* EXTRACTED ENTRIES
--------

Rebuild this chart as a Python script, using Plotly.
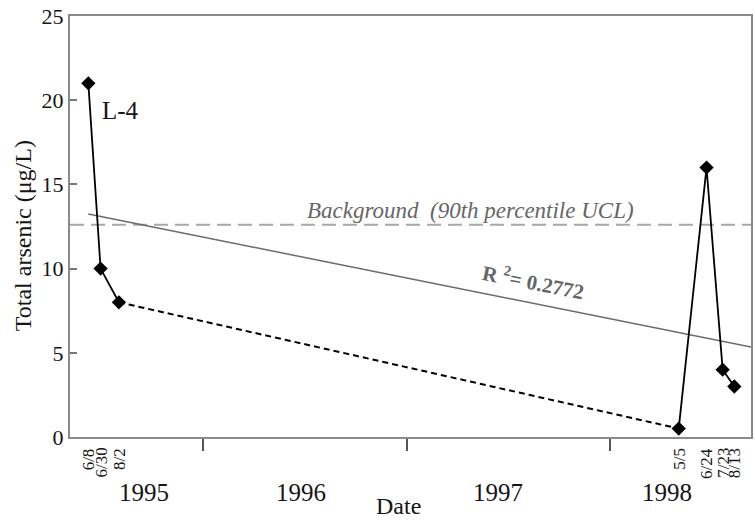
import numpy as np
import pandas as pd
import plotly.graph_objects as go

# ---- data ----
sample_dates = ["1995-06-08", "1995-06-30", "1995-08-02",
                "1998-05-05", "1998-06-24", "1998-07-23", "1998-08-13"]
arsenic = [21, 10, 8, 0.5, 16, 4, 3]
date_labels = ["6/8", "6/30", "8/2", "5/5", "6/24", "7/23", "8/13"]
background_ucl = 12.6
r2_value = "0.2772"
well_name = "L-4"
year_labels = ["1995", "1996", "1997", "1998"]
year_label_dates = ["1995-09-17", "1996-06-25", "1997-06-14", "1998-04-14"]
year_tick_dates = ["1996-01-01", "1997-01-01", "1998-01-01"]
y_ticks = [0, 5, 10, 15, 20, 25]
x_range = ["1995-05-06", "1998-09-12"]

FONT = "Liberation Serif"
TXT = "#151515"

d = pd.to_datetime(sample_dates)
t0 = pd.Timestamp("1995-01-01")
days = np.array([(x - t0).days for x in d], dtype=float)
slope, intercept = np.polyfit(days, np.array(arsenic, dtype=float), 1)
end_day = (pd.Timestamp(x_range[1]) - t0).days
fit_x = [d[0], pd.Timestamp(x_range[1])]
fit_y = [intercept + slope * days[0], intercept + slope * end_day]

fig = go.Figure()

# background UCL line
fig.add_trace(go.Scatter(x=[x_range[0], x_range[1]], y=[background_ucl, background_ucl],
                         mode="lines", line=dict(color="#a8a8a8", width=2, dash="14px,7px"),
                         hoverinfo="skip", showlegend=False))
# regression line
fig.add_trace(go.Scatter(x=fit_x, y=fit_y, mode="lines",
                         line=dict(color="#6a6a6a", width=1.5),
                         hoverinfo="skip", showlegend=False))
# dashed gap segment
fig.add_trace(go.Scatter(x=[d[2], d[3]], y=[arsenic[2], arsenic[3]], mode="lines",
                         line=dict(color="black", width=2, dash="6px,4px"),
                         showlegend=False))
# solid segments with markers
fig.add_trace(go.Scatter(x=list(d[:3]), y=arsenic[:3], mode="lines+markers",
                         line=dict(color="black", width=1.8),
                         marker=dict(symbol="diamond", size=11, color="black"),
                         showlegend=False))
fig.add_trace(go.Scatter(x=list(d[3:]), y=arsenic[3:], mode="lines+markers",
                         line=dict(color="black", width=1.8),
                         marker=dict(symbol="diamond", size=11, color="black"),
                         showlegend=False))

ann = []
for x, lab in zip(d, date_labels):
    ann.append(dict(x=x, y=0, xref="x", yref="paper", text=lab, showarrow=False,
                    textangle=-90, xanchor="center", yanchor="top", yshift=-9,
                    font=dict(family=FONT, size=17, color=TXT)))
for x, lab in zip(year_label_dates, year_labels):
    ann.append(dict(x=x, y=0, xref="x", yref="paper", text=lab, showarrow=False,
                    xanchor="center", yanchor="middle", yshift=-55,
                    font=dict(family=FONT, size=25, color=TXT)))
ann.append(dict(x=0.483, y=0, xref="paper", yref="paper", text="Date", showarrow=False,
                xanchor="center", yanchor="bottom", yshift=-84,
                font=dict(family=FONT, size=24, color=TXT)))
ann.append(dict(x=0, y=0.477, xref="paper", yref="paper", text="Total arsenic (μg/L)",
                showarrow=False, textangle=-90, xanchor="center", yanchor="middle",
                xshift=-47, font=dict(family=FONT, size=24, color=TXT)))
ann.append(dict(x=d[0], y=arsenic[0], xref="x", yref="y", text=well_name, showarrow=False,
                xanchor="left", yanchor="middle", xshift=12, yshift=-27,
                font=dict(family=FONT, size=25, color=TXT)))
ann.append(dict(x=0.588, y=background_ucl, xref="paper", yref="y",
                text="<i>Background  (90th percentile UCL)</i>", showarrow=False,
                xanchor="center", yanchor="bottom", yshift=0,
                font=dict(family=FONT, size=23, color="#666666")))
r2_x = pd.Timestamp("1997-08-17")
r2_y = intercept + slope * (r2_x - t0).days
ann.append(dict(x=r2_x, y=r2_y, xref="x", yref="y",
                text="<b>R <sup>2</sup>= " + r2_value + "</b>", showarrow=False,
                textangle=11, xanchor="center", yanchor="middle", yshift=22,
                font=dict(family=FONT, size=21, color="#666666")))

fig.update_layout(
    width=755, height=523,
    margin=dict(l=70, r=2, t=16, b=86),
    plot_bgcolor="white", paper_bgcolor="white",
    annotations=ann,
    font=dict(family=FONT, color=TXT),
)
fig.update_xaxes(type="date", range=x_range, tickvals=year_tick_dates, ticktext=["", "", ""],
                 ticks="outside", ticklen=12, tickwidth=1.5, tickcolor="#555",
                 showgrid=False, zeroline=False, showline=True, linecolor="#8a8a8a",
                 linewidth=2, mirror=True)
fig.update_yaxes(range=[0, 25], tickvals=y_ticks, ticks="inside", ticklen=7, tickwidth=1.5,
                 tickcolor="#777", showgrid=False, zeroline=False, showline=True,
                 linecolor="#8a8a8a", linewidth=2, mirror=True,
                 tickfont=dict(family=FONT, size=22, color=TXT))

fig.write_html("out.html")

--------

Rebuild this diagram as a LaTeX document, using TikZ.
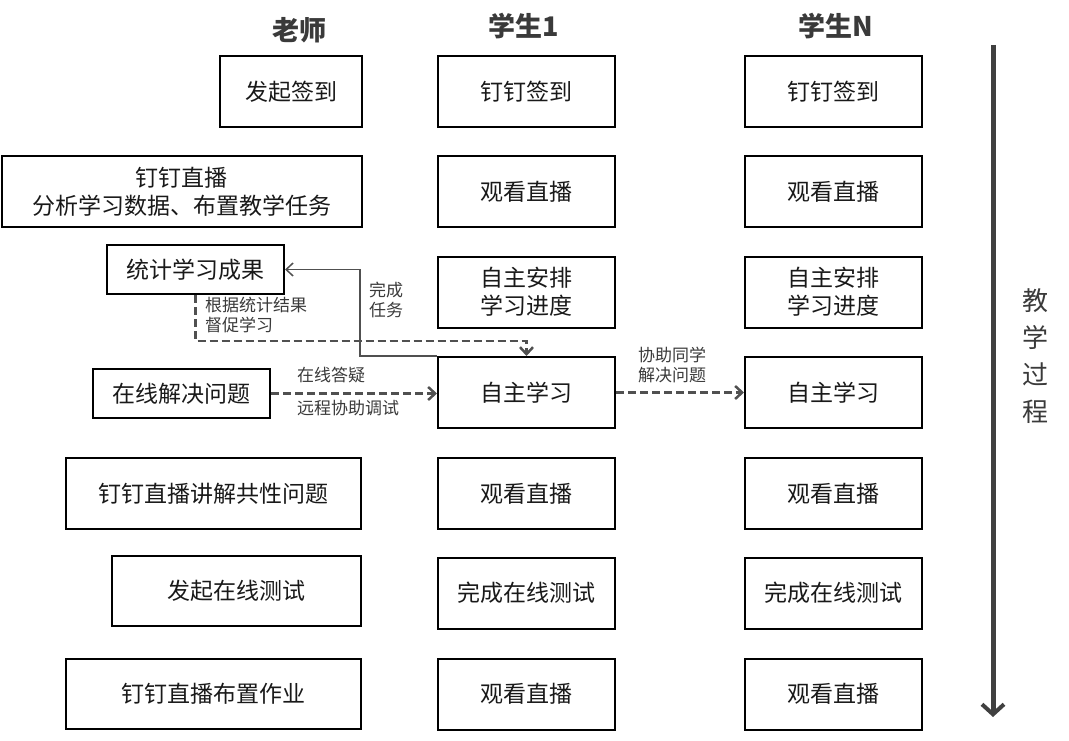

--------

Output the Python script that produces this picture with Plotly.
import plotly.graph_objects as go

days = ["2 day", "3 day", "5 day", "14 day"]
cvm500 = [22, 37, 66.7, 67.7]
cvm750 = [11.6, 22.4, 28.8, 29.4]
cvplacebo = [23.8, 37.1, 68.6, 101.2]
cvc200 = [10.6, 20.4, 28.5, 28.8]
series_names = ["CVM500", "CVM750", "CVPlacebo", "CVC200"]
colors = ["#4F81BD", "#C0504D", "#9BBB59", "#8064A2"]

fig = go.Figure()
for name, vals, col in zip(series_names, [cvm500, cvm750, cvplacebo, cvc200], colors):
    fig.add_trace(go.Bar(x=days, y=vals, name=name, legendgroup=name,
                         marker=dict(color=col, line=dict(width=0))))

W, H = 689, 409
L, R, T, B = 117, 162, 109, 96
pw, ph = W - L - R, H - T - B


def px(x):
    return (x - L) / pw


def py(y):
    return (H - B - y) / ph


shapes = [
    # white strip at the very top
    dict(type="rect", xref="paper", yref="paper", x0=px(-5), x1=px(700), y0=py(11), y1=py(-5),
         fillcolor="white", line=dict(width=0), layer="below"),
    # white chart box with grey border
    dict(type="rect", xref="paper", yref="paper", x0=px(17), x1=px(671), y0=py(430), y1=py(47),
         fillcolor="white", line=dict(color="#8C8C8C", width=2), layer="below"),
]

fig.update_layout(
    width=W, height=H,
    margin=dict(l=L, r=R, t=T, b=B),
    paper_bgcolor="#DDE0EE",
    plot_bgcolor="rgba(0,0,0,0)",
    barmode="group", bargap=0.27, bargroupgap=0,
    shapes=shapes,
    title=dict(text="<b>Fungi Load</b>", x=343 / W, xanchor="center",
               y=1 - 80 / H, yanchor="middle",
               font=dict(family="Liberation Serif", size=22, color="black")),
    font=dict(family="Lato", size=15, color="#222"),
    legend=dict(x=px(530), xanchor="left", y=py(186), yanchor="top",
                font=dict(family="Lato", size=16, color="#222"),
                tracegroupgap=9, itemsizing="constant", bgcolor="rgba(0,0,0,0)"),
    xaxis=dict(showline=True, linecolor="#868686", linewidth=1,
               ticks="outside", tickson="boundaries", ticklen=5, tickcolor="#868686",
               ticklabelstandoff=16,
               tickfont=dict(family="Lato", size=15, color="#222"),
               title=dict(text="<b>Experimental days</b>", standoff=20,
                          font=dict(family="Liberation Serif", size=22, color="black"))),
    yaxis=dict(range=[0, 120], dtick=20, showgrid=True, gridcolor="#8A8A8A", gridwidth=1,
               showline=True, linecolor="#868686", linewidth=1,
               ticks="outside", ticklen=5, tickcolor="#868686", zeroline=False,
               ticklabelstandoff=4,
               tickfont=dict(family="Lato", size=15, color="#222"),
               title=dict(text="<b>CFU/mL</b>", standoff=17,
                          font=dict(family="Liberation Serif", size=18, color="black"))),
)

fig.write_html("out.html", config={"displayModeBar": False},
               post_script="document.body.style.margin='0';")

--------

Extract the span of lines that starts with the line containing "Output the Python" and ends with the line containing "return (H - B - y) / ph". Keep it exact and add nothing.

* EXERCISE RESPONSE
Output the Python script that produces this picture with Plotly.
import plotly.graph_objects as go

days = ["2 day", "3 day", "5 day", "14 day"]
cvm500 = [22, 37, 66.7, 67.7]
cvm750 = [11.6, 22.4, 28.8, 29.4]
cvplacebo = [23.8, 37.1, 68.6, 101.2]
cvc200 = [10.6, 20.4, 28.5, 28.8]
series_names = ["CVM500", "CVM750", "CVPlacebo", "CVC200"]
colors = ["#4F81BD", "#C0504D", "#9BBB59", "#8064A2"]

fig = go.Figure()
for name, vals, col in zip(series_names, [cvm500, cvm750, cvplacebo, cvc200], colors):
    fig.add_trace(go.Bar(x=days, y=vals, name=name, legendgroup=name,
                         marker=dict(color=col, line=dict(width=0))))

W, H = 689, 409
L, R, T, B = 117, 162, 109, 96
pw, ph = W - L - R, H - T - B


def px(x):
    return (x - L) / pw


def py(y):
    return (H - B - y) / ph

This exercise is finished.